As far as luck goes, though, I'm looking over a list of more than 20 games, all of which have worked flawlessly, and many of which have gotten continual, stellar support because of the Steam backend--TF2, Zeno Clash, and Torchlight in particular. I think the odds look pretty good.

Josh said...

Well that seems to be the Steam support philosophy: hopefully nothing ever goes wrong :P

Winkyboy said...

I tested out Steam when Half Life 2 was released and I felt it was a horrible mess, uninstalling it because it was so infuriating.

However, in the last six months I have reinstalled it and I must say that it's come a long way. I actually like it, now, and I wish the consoles made digital downloads more prevalent on their systems because it works so well on the PC.
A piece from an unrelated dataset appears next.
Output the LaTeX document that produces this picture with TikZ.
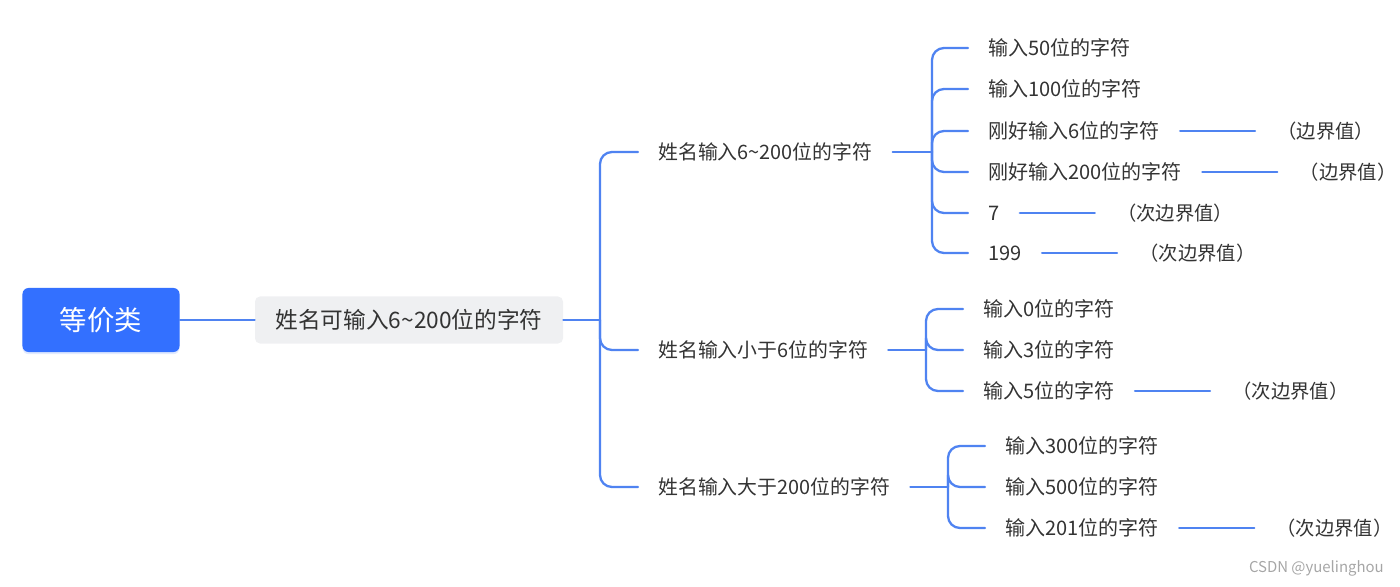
\documentclass[tikz,border=0pt]{standalone}
\usepackage{fontspec}
\setmainfont{Noto Sans CJK SC}
\usepackage{xcolor}
\usepackage{tikz}
\usetikzlibrary{positioning,calc,shadows}
\definecolor{rootblue}{HTML}{3370FF}
\definecolor{linkblue}{HTML}{4F83F1}
\definecolor{softgray}{HTML}{EFF0F2}
\definecolor{ink}{HTML}{333333}
\tikzset{
    every picture/.style={line cap=round,line join=round},
    rootnode/.style={fill=rootblue,text=white,rounded corners=1.2mm,
      minimum width=31.4mm,minimum height=12.8mm,inner sep=0pt,
      font=\fontsize{15.6}{18}\selectfont,
      drop shadow={shadow xshift=0pt,shadow yshift=-1.2pt,opacity=0.15,fill=rootblue}},
    topicnode/.style={fill=softgray,text=ink,rounded corners=1mm,
      minimum width=61.6mm,minimum height=9.4mm,inner sep=0pt,
      font=\fontsize{12.9}{15}\selectfont},
    branchnode/.style={text=ink,anchor=west,inner xsep=4mm,inner ysep=1pt,
      font=\fontsize{11.3}{13}\selectfont},
    leafnode/.style={text=ink,anchor=west,inner xsep=4mm,inner ysep=1pt,
      font=\fontsize{11.4}{13}\selectfont},
    notenode/.style={text=ink,inner xsep=4.4mm,inner ysep=1pt,
      font=\fontsize{11}{13}\selectfont},
    linkline/.style={draw=linkblue,line width=1.3pt},
    bracket/.style={linkline,rounded corners=2.4mm}
}

\begin{document}
\begin{tikzpicture}[x=0.2mm,y=-0.2mm]
  \useasboundingbox (0,0) rectangle (1400,587);
  \node[rootnode] (root) at (101,320) {等价类};
  \node[topicnode] (topic) at (409,320) {姓名可输入6\textasciitilde200位的字符};
  \draw[linkline] (root.east) -- (topic.west);
  \coordinate (hub) at (600,320);
  \coordinate (sixhub) at (932,152);
  \coordinate (lesshub) at (926,350);
  \coordinate (morehub) at (948,487);
  \draw[linkline] (topic.east) -- (hub);
  \foreach \b/\y/\t in {six/152/姓名输入6\textasciitilde200位的字符,
      less/350/姓名输入小于6位的字符,more/487/姓名输入大于200位的字符} {
    \node[branchnode] (\b) at (638,\y) {\t};
    \draw[bracket] (hub) |- (\b.west);
    \draw[linkline] (\b.east) -- (\b hub);
  }
  \foreach \n/\y/\t in {1/48/输入50位的字符,2/89/输入100位的字符,3/131/刚好输入6位的字符,
      4/172/刚好输入200位的字符,5/213/7,6/253/199} {
    \node[leafnode] (six\n) at (968,\y) {\t};
    \draw[bracket] (sixhub) |- (six\n.west);
  }
  \foreach \n/\y/\t in {1/309/输入0位的字符,2/350/输入3位的字符,3/391/输入5位的字符} {
    \node[leafnode] (less\n) at (963,\y) {\t};
    \draw[bracket] (lesshub) |- (less\n.west);
  }
  \foreach \n/\y/\t in {1/446/输入300位的字符,2/487/输入500位的字符,3/528/输入201位的字符} {
    \node[leafnode] (more\n) at (985,\y) {\t};
    \draw[bracket] (morehub) |- (more\n.west);
  }
  \foreach \l/\t in {six3/（边界值）,six4/（边界值）,six5/（次边界值）,six6/（次边界值）,
      less3/（次边界值）,more3/（次边界值）} {
    \node[notenode,right=15mm of \l] (note\l) {\t};
    \draw[linkline] (\l.east) -- (note\l.west);
  }
  \node[anchor=east,text=black!35,font=\fontsize{8.5}{10}\selectfont] (credit)
    at (1390,568) {CSDN @yuelinghou};
\end{tikzpicture}
\end{document}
Thus, I suppose, they'll eventually smooth it out on the Mac as well. One can hope.

Josh said...

Well, it's fixed now. After Runic tweeted about it, posted about it, looked into it - apparently then proved it wasn't them and then Valve looked into it.

Runic also first alerted users there was a fix up. I think morning I finally got a response to my ticket from Valve that it was safe to go back into the waters.

And think this is the core of my gripe with Valve: their communication sucks. And they have some of the greatest tools on the planet to shove stuff on my hard drive and subsequently break it - but pretty bad tools and policies about dealing with it afterwards.

Anyway - I agree that at least it's new for OS X, so maybe this will shake out better in the long run.